* _THE EXERCISE_
For the records below, give the count of lines holding the word "this" and nothing more.

* _STORED DATA_
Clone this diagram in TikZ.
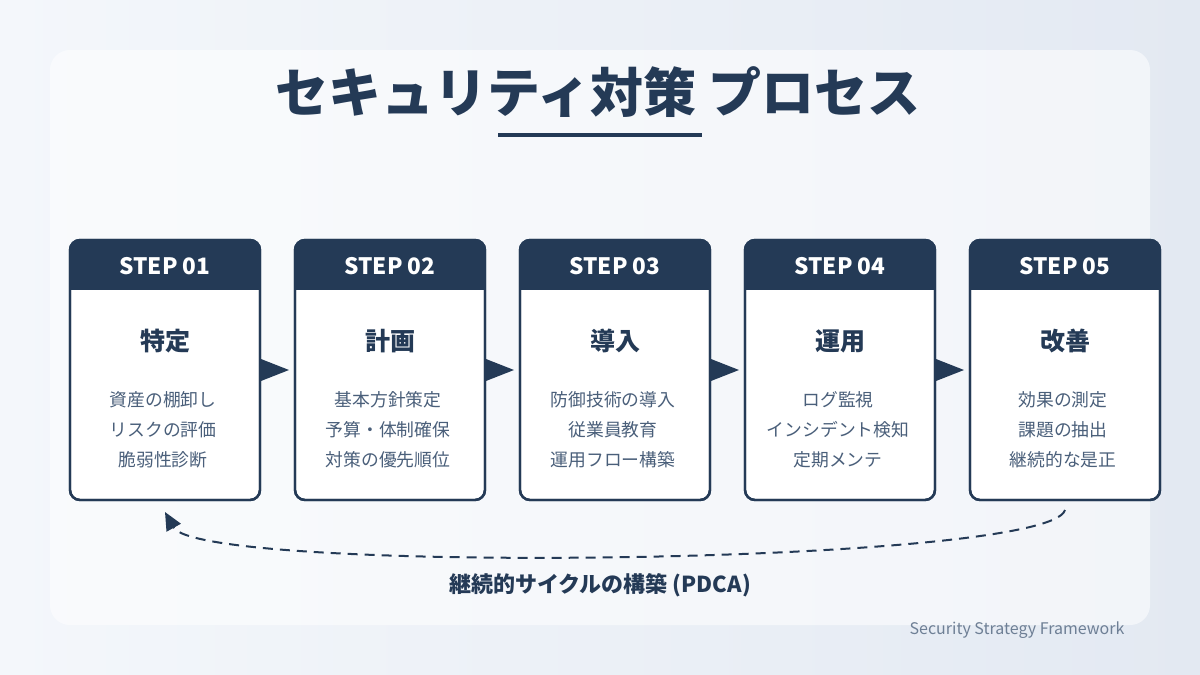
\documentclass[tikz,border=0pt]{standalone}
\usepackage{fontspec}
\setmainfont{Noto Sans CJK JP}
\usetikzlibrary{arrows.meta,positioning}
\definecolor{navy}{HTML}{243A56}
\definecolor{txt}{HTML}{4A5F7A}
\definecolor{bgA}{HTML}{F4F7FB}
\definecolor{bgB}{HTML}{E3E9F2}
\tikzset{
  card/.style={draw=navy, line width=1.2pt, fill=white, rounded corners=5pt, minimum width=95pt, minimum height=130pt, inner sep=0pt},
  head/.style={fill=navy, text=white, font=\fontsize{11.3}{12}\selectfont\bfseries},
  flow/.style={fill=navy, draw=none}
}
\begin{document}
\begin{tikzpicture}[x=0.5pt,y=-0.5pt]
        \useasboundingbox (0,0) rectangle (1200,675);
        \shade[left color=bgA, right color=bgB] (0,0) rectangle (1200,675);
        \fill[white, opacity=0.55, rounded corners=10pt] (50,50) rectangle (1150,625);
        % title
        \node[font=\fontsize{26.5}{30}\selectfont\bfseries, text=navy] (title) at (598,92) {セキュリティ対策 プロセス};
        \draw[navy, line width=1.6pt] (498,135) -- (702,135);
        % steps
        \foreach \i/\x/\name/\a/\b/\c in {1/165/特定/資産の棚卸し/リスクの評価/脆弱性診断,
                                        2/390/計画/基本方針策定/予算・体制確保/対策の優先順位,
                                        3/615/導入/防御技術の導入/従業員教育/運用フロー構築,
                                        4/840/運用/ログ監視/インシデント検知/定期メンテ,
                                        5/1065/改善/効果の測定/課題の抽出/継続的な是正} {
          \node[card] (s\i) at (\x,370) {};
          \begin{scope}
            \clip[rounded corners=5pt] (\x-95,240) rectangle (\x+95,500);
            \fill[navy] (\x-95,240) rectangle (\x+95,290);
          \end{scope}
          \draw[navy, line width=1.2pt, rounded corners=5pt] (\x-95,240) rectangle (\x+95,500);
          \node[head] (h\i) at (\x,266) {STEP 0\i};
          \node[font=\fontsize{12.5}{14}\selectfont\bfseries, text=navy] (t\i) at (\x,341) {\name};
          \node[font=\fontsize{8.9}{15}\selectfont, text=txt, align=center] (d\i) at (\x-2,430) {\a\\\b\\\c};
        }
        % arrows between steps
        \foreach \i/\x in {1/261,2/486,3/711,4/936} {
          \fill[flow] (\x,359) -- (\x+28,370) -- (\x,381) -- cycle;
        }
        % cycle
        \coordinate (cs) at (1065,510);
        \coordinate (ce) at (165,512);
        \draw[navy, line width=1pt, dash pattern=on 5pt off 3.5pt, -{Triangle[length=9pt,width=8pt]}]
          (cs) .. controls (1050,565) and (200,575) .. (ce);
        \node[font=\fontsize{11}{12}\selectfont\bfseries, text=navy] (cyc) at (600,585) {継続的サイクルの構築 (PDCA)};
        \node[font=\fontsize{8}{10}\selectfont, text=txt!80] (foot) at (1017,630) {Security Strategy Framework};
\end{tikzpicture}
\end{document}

---

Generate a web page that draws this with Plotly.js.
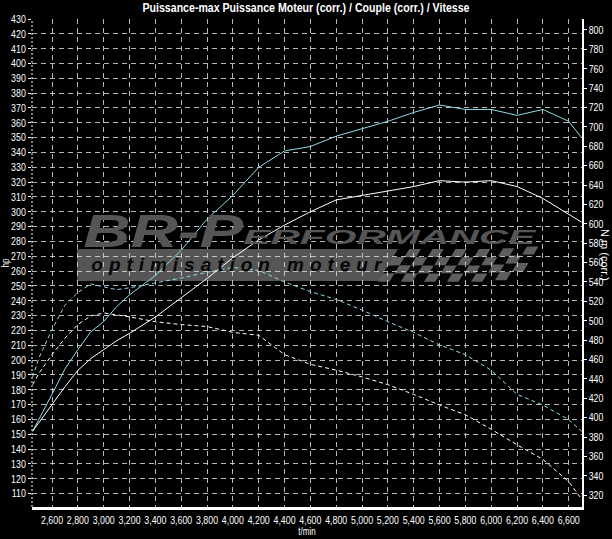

* _ANSWER BELOW_
2